Norwegian Air to Link London Gatwick to New York, FloridaKari Lundgren
Norwegian Air Shuttle AS will fly to three U.S. cities from Gatwick airport starting next year, expanding the discount carrier’s long-haul reach and restoring links between London’s second-biggest airport and New York.
The airline will add the routes in July, serving New York’s John F. Kennedy airport three times a week and Fort Lauderdale, Florida, and Los Angeles twice weekly, it said today at a press briefing in London. One-way fares will start at 149 pounds ($240) for New York, 199 pounds for Los Angeles and 179 pounds for Fort Lauderdale, 20 miles north of Miami.
“There’s great demand for high-quality flights at a low fare between the U.K. and the U.S., particularly to and from London Gatwick, where no other airline currently offers these routes,” Chief Executive Officer Bjoern Kjos said.

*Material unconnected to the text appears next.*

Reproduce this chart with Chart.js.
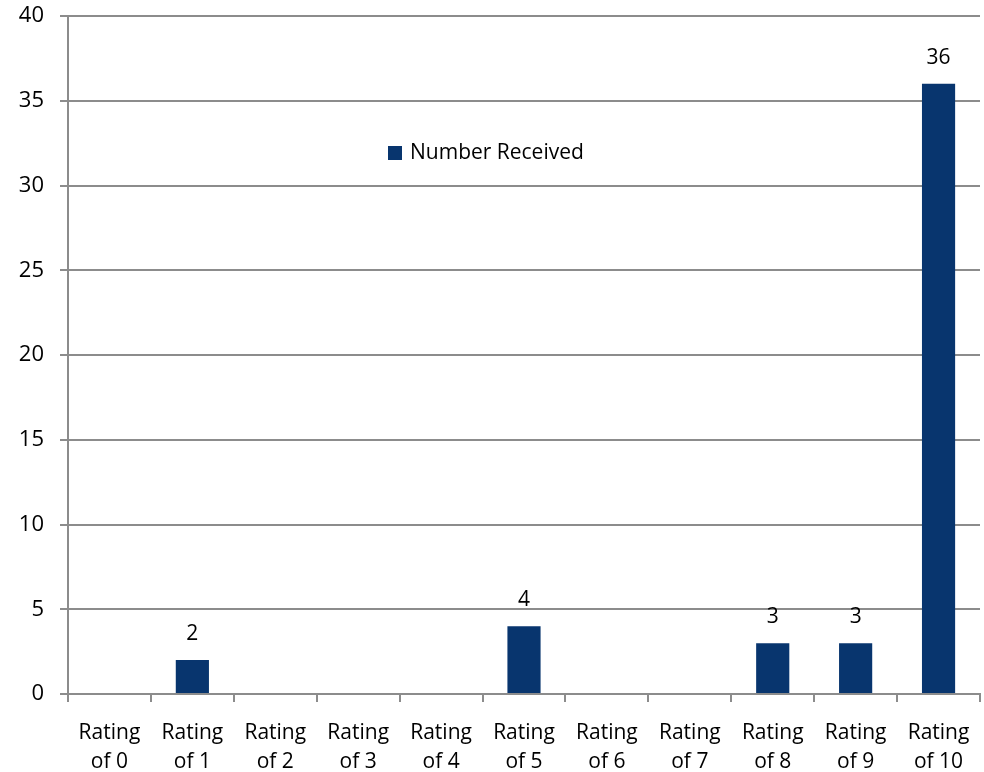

Norwegian Air is leveraging lower operating costs of Boeing Co.’s all-composite 787 Dreamliner to offer low-price trans-Atlantic trips at a profit in a bid to succeed where long-haul no-frills carriers such as Laker Airways have failed. Profitable discount long-haul operations hinge on having an established short-haul network and the 787, Kjos said, even after technical glitches ranging from brake faults to a cockpit oxygen-supply flaw marred the plane’s entry into the fleet.
“The first aircraft we got has performed marvelously,” the executive said. With “the second one, there have been a lot of small items.”
The twin-aisle Dreamliner’s fuel efficiency and low maintenance requirements make it and the Airbus SAS A350 “the only aircraft suitable” for low-cost long-distance flights, he said. Norwegian Air has configured its 787s with 291 seats.
The airline, which has its headquarters in Fornebu, Norway, ordered 222 Boeing and Airbus short-haul airliners last year valued at 127 billion kroner ($21.4 billion).
It began long-haul operations in May that currently include five weekly services from Stockholm and Oslo to Bangkok and six from the two Nordic cities to New York. A third 787 will join the fleet by the end of this year, another four will enter service in 2014 and an eighth will start flying in 2015.
The new long-distance routes out of Gatwick will expand Norwegian Air’s operations from the current 320 flights a week on 25 routes, Kjos said.
By the 2014 summer schedule, the carrier fly 375 weekly connections to 33 destinations from Gatwick. That will include the route to New York, a link the U.K. airport lost after the 2007 Open Skies agreement widening flight access between the U.S. and European Union enabled carriers to switch the services to London Heathrow, the trade bloc’s busiest airport.
“We do have a very strong heritage of people flying to and from Gatwick for many years trans-Atlantic,” Gatwick Chief Executive Officer Stewart Wingate said in an interview. Before 2007, almost 4.1 million passengers flew from the terminal to U.S. destinations, also including Philadelphia and Detroit, compared with 1.32 million today, he said. Current U.S. routes from Gatwick are Orlando and Tampa in Florida, and Las Vegas.
Norwegian Air may open a crew base at Gatwick eventually, Kjos said, adding that the airline has started recruiting flight attendants in New York, with a goal of hiring about 150 people. Other crew bases include Florida with 70 to 100 employees and Bangkok with about 200, he said.
The airline is also applying for a permanent Irish air operator’s certificate as it seeks to establish a low-cost base for its long-haul division. A decision on the application is expected in December or January and may include having a small team of employees based in Ireland, Kjos said.
“It’s only a matter of traffic rights,” the executive said. Basing planes in Ireland, a European Union country, opens up a range of destinations that would otherwise be off limits due to a lack of bilateral agreements with non-EU member Norway, he said. “We need time to get access to the different places we want to fly to.”
Within Europe, Norwegian Air is expanding its short-haul network by adding routes from Gatwick to the Mediterranean islands of Corfu, Cyprus, Santorini and Sicily, and to the Hungarian capital Budapest, while boosting the number of flights on nine existing routes.